En résumé, l’artiste entrepreneur est aussi un entrepreneur social si, que ce soit dans une démarche collective (approche européenne de l’entrepreneur social) ou simplement individuelle, il ne poursuit pas prioritairement un but de lucre et confère à son action une finalité dite « sociale » en incluant volontairement dans son processus créatif des pratiques
ayant des impacts positifs au niveau social, environnemental…

 




29 Voir Defourny, J., et Nyssens, M., (2010), qui comparent en détails les différentes approches de l’entreprise sociale et présentent notamment avec toutes les nuances qui s’imposent les trois grandes écoles de pensée sur ces sujets (école de l’innovation sociale, école des ressources marchandes, approche EMES) et voir aussi Defourny, J., et Mertens, S., « Fondement d’un approche européenne de l’entreprise sociale », working paper HEC-ULg, Liège.
30 Sous réserve qu’elles présentent une structure formelle.
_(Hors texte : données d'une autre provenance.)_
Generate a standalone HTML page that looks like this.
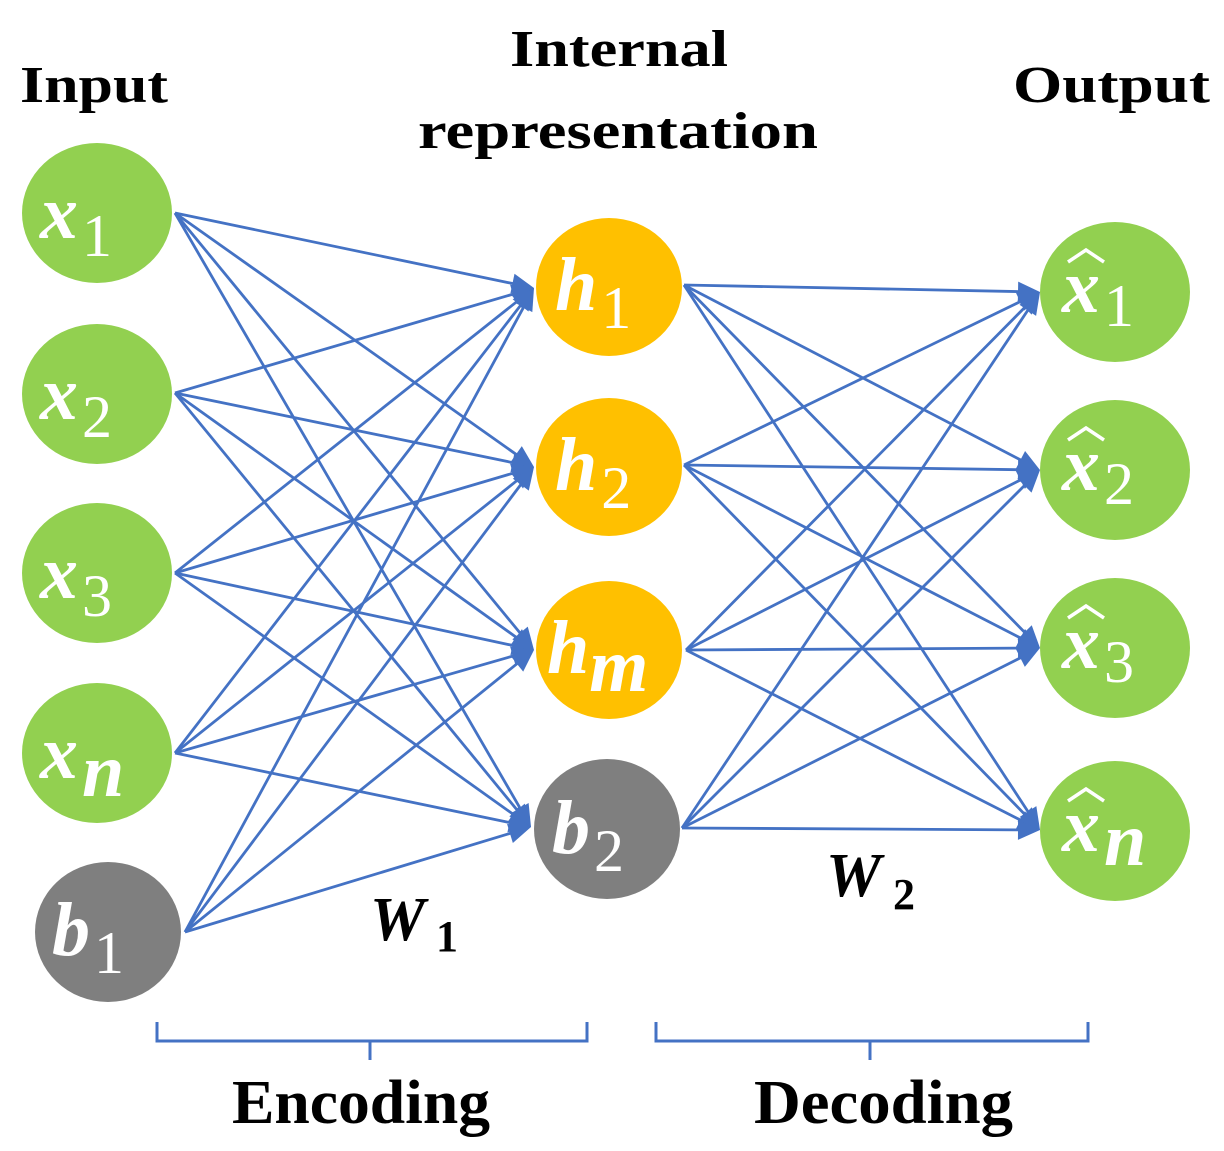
<!DOCTYPE html>
<html><head><style>
html,body{margin:0;padding:0;background:#fff;}
svg{display:block;}
.t{font-family:"Liberation Serif",serif;font-weight:bold;fill:#000;}
.v{font-family:"Liberation Serif",serif;font-weight:bold;font-style:italic;fill:#fff;font-size:76px;}
.s{font-family:"Liberation Serif",serif;fill:#fff;font-size:60px;font-style:normal;font-weight:normal;}
</style></head><body>
<svg width="1224" height="1151" viewBox="0 0 1224 1151" xmlns="http://www.w3.org/2000/svg">
<text class="t" x="20" y="102" font-size="52" textLength="148" lengthAdjust="spacingAndGlyphs">Input</text>
<text class="t" x="510" y="66" font-size="52" textLength="218" lengthAdjust="spacingAndGlyphs">Internal</text>
<text class="t" x="418" y="148" font-size="52" textLength="400" lengthAdjust="spacingAndGlyphs">representation</text>
<text class="t" x="1013" y="102" font-size="52" textLength="197" lengthAdjust="spacingAndGlyphs">Output</text>

<g>
<ellipse cx="97" cy="213" rx="75" ry="70" fill="#92D050"/>
<ellipse cx="97" cy="394" rx="75" ry="70" fill="#92D050"/>
<ellipse cx="97" cy="573" rx="75" ry="70" fill="#92D050"/>
<ellipse cx="97" cy="753" rx="75" ry="70" fill="#92D050"/>
<ellipse cx="108" cy="932" rx="73" ry="70" fill="#7F7F7F"/>
<ellipse cx="609" cy="287" rx="73" ry="69" fill="#FFC000"/>
<ellipse cx="609" cy="467" rx="73" ry="69" fill="#FFC000"/>
<ellipse cx="609" cy="650" rx="73" ry="69" fill="#FFC000"/>
<ellipse cx="607" cy="829" rx="73" ry="70" fill="#7F7F7F"/>
<ellipse cx="1115" cy="292" rx="75" ry="70" fill="#92D050"/>
<ellipse cx="1115" cy="470" rx="75" ry="70" fill="#92D050"/>
<ellipse cx="1115" cy="648" rx="75" ry="70" fill="#92D050"/>
<ellipse cx="1115" cy="831" rx="75" ry="70" fill="#92D050"/>
</g>

<g stroke="#4472C4" stroke-width="2.8" fill="#4472C4" id="lines"></g>

<g>
<text class="v" x="40" y="238">x<tspan class="s" dx="4" dy="18">1</tspan></text>
<text class="v" x="40" y="419">x<tspan class="s" dx="4" dy="18">2</tspan></text>
<text class="v" x="40" y="598">x<tspan class="s" dx="4" dy="18">3</tspan></text>
<text class="v" x="40" y="778">x<tspan class="v" dx="4" dy="18" font-size="64">n</tspan></text>
<text class="v" x="52" y="955">b<tspan class="s" dx="4" dy="18">1</tspan></text>
<text class="v" x="555" y="310">h<tspan class="s" dx="4" dy="18">1</tspan></text>
<text class="v" x="555" y="490">h<tspan class="s" dx="4" dy="18">2</tspan></text>
<text class="v" x="547" y="673">h<tspan class="v" dx="0" dy="18" font-size="60">m</tspan></text>
<text class="v" x="552" y="853">b<tspan class="s" dx="4" dy="18">2</tspan></text>
<text class="v" x="1062" y="312">x<tspan class="s" dx="4" dy="14">1</tspan></text>
<text class="v" x="1062" y="490">x<tspan class="s" dx="4" dy="14">2</tspan></text>
<text class="v" x="1062" y="668">x<tspan class="s" dx="4" dy="14">3</tspan></text>
<text class="v" x="1062" y="851">x<tspan class="v" dx="4" dy="14" font-size="62">n</tspan></text>
<g stroke="#fff" stroke-width="3.5" fill="none">
<path d="M1068 262 L1086 250 L1104 262"/>
<path d="M1068 440 L1086 428 L1104 440"/>
<path d="M1068 618 L1086 606 L1104 618"/>
<path d="M1068 801 L1086 789 L1104 801"/>
</g>
</g>

<text class="t" x="370" y="940" font-size="62" font-style="italic">W</text>
<text class="t" x="436" y="951" font-size="44">1</text>
<text class="t" x="826" y="896" font-size="62" font-style="italic">W</text>
<text class="t" x="893" y="909" font-size="44">2</text>

<g stroke="#4472C4" stroke-width="3" fill="none">
<path d="M157 1022 L157 1041 L587 1041 L587 1022 M370 1041 L370 1060"/>
<path d="M656 1022 L656 1041 L1088 1041 L1088 1022 M870 1041 L870 1060"/>
</g>
<text class="t" x="232" y="1123" font-size="62" textLength="258" lengthAdjust="spacingAndGlyphs">Encoding</text>
<text class="t" x="754" y="1123" font-size="62" textLength="259" lengthAdjust="spacingAndGlyphs">Decoding</text>

<script>
(function(){
var g=document.getElementById('lines');var ns='http://www.w3.org/2000/svg';
function arrow(x1,y1,x2,y2){
 var dx=x2-x1,dy=y2-y1,L=Math.sqrt(dx*dx+dy*dy),ux=dx/L,uy=dy/L;
 var hl=22,hw=10;var bx=x2-ux*hl,by=y2-uy*hl;
 var l=document.createElementNS(ns,'line');
 l.setAttribute('x1',x1);l.setAttribute('y1',y1);l.setAttribute('x2',bx+ux*2);l.setAttribute('y2',by+uy*2);g.appendChild(l);
 var p=document.createElementNS(ns,'polygon');
 p.setAttribute('points',x2+','+y2+' '+(bx-uy*hw)+','+(by+ux*hw)+' '+(bx+uy*hw)+','+(by-ux*hw));
 p.setAttribute('stroke','none');g.appendChild(p);
}
var ins=[[175,213],[175,393],[175,573],[175,753],[185,932]];
var hin=[[534,288],[534,467],[534,650],[531,827]];
var hout=[[684,285],[684,465],[686,650],[682,828]];
var outs=[[1040,292],[1040,470],[1040,648],[1040,830]];
ins.forEach(function(a){hin.forEach(function(b){arrow(a[0],a[1],b[0],b[1]);});});
hout.forEach(function(a){outs.forEach(function(b){arrow(a[0],a[1],b[0],b[1]);});});
})();
</script>
</svg>
</body></html>
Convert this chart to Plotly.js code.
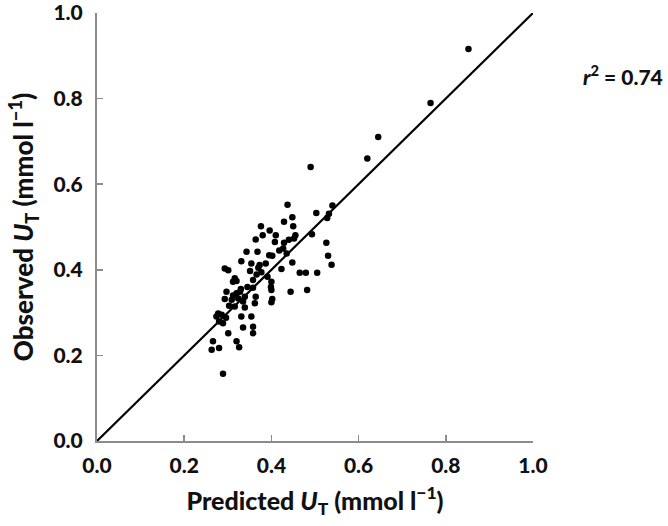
<!DOCTYPE html>
<html>
<head>
<meta charset="utf-8">
<script src="https://cdn.plot.ly/plotly-3.0.1.min.js"></script>
<style>html,body{margin:0;padding:0;background:#fff;}#chart{width:668px;height:526px;}</style>
</head>
<body>
<div id="chart"></div>
<script>
var predicted = [0.852,0.765,0.645,0.620,0.490,
0.437,0.503,0.540,0.532,0.528,0.429,0.448,0.450,0.376,0.396,0.380,0.364,0.410,0.408,0.455,0.452,0.493,0.526,0.429,0.427,
0.343,0.368,0.395,0.402,0.435,0.331,0.354,0.373,0.387,0.448,0.423,0.530,0.538,0.293,0.301,0.351,0.366,0.377,0.391,0.358,
0.465,0.479,0.505,0.316,0.320,0.400,0.399,0.400,0.358,0.364,0.444,0.482,0.297,0.320,0.328,0.293,0.309,0.324,0.335,0.402,
0.400,0.303,0.316,0.339,0.278,0.286,0.274,0.296,0.331,0.354,0.289,0.280,0.335,0.358,0.358,0.301,0.266,0.263,0.280,0.320,
0.326,0.289,0.312,0.339,0.362,0.345,0.370,0.418,0.440,0.330,0.312];
var observed = [0.916,0.790,0.710,0.660,0.640,
0.552,0.533,0.550,0.531,0.521,0.512,0.523,0.502,0.502,0.492,0.481,0.471,0.481,0.465,0.481,0.473,0.483,0.463,0.463,0.450,
0.442,0.442,0.434,0.433,0.438,0.420,0.415,0.411,0.415,0.417,0.402,0.433,0.412,0.403,0.399,0.397,0.389,0.394,0.384,0.376,
0.393,0.393,0.393,0.380,0.374,0.372,0.360,0.353,0.358,0.337,0.349,0.353,0.349,0.345,0.349,0.332,0.330,0.333,0.326,0.332,
0.324,0.316,0.314,0.312,0.298,0.295,0.291,0.288,0.291,0.291,0.275,0.279,0.265,0.267,0.252,0.252,0.233,0.213,0.217,0.233,
0.219,0.157,0.372,0.337,0.322,0.360,0.405,0.445,0.470,0.355,0.340];
var identityLine = [0, 1];
var tickVals = [0, 0.2, 0.4, 0.6, 0.8, 1.0];
var tickText = ['0.0', '0.2', '0.4', '0.6', '0.8', '1.0'];
var r2Label = '<i>r</i><sup>2</sup> = 0.74';

var font = 'Lato, "Open Sans", sans-serif';
var axisCommon = {
  range: [0, 1], tickvals: tickVals, ticktext: tickText,
  showgrid: false, zeroline: false, showline: true,
  linecolor: '#8c8c8c', linewidth: 2,
  ticks: 'inside', ticklen: 6, tickwidth: 1.5, tickcolor: '#8c8c8c',
  tickfont: {family: font, size: 21, color: '#111', weight: 900},
  ticklabeloverflow: 'allow',
  fixedrange: true
};
var layout = {
  width: 668, height: 526,
  margin: {l: 97, r: 135, t: 13, b: 85},
  paper_bgcolor: '#fff', plot_bgcolor: '#fff',
  showlegend: false,
  xaxis: Object.assign({}, axisCommon, {
    title: {text: 'Predicted <i>U</i><sub>T</sub> (mmol l<sup>−1</sup>)', font: {family: font, size: 25, color: '#111', weight: 900}, standoff: 16},
    ticklabelstandoff: 5
  }),
  yaxis: Object.assign({}, axisCommon, {
    title: {text: 'Observed <i>U</i><sub>T</sub> (mmol l<sup>−1</sup>)', font: {family: font, size: 26, color: '#111', weight: 900}, standoff: 12},
    ticklabelstandoff: 8
  }),
  annotations: [{
    xref: 'paper', yref: 'paper', x: 1.11, y: 0.855, xanchor: 'left', yanchor: 'middle',
    text: r2Label, showarrow: false, font: {family: font, size: 21, color: '#111', weight: 900}
  }]
};
var traces = [
  {x: identityLine, y: identityLine, mode: 'lines', line: {color: '#000', width: 2.2}, hoverinfo: 'skip', cliponaxis: false},
  {x: predicted, y: observed, mode: 'markers', marker: {color: '#000', size: 6.5}}
];
Plotly.newPlot('chart', traces, layout, {displayModeBar: false, staticPlot: true});
</script>
</body>
</html>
Les associations de fait par exemple ne sont pas – sauf cas particulier comme les Activités SMart – aisément identifiables. Par ailleurs, le repérage des entreprises sociales sur la base de la forme juridique présente des lacunes. Ainsi, certaines associations ne sont pas en réalité de vraies entreprises sociales : bien qu’ayant une finalité strictement commerciale, elles adoptent la forme de l’ASBL par pur opportunisme, par exemple pour échapper à l’impôt des sociétés (on parle dans ce cas de « fausses ASBL »). À l’inverse, il existe quelques exemples d’entreprises en société anonyme ou en SPRL qui pourraient revendiquer leur appartenance à la mouvance de l’entreprise sociale.
31 Dans le secteur artistico-culturel, les initiatives sont en effet souvent le fait d’individus isolés qui s’associent ponctuellement, comme des « électrons libres », dans des structures à géométrie variable d’un projet artistique à l’autre.